O discurso dominador reivindica cientificidade: o caso da eficiência e austeridade germânicas.

Acompanho a evolução da crise na Europa, cada vez mais temeroso das consequências políticas que se anunciam. As consequências econômicas e sociais, estas são previsíveis: empobrecimento e recuo geral das condições de vida. Não será fácil lidar com elas, pois os recuos de gentes que chegaram a níveis elevados de vida e gozam de padrões altos de proteção social é traumático.

A crise só encontrará uma solução, que passa pela instituição da federação, na Europa. Ou seja, solução, se houver, é política antes de ser financeira ou financista. Os alemães e franceses não deveriam temer mais a federação – e a consequente diluição do poder político legitimado – do que temem a falência de alguns Estados e o consequente final da moeda única.

Na verdade, a falência de alguns Estados será pior para a Alemanha que para os falidos, na medida em que as exportações tedescas destinam-se maioritariamente a países da Europa. Ora, se esses países quebram e voltam a suas moedas originais, ficam praticamente impedidos de comprarem produtos alemães e franceses, com custos de produção no que restar do euro, ou seja, em moeda forte. Sabe-se que um euro reduzido a moeda de alemães, franceses, holandeses e belgas seria ainda mais valorizado que atualmente.
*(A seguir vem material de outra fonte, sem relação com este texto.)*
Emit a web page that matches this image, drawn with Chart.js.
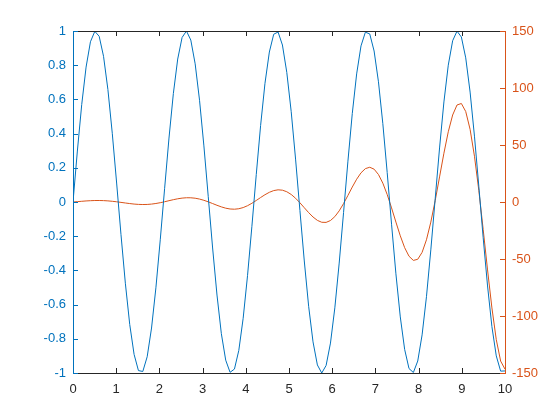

Daí, percebe-se que a competitividade dos países norte-europeus só faz sentido internamente a um espaço que usa a mesma e valorizada moeda. Se esse espaço diminui e os vizinhos subitamente voltam a suas desvalorizadas moedas, os virtuosos norte-europeus vão reivindicar sua competitividade frente a quem? À China, à Índia, ao Brasil?

Os virtuosos povos do norte da Europa convidaram seus vizinhos de mais ao sul a entrarem na festa; estimularam suas ganas aquisitivas; disseram-lhes que podiam e deviam aceder ao mundo mágico das BMWs e Audis; ofertaram-lhes crédito vasto e barato; levaram-lhes à megalomania da construção civil. Eles endividaram-se, obviamente, e seus governos endividaram-se, na sequência, para salvar os credores…
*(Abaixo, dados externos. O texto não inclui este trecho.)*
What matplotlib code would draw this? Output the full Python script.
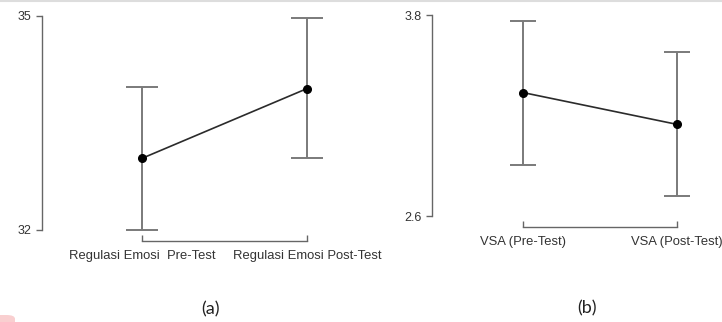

Os virtuosos falam, hoje, contra os endividados, como se não os tivessem convidado ao endividamento. Falam como se se tratasse da coisa mais evidente, amparada em alguma ciência econômica muito certa, empírica e previsível. Na verdade, fazem um obsceno discurso moral travestido de ciência econômica.

Isso não é propriamente novo, mas é alarmante no que tem de aposta redobrada em discurso envelhecido. E assombra que a coisa venha resultando até bem, que o discurso venha funcionando no seu objetivo mais escondido e mais perigoso, que é promover o sentimento de culpa da vítima, por uma suposta forma de ser, invariável e inevitável.

Falo, está claro, do mito da lassidão dos povos do sul europeu, dos mediterrâneos, latinos, ibéricos, itálicos, helénicos. De uma espécie de lassidão misturada com acomodação e desregramento e irresponsabilidade, a que se oporiam a tenacidade, a sobriedade, a laboriosidade, a honradez dos nortistas. Isso, digamos sem palavras meias, é um mito que só se pode repetir impunemente porque a ignorância histórica anda elevada na Europa, como por toda parte.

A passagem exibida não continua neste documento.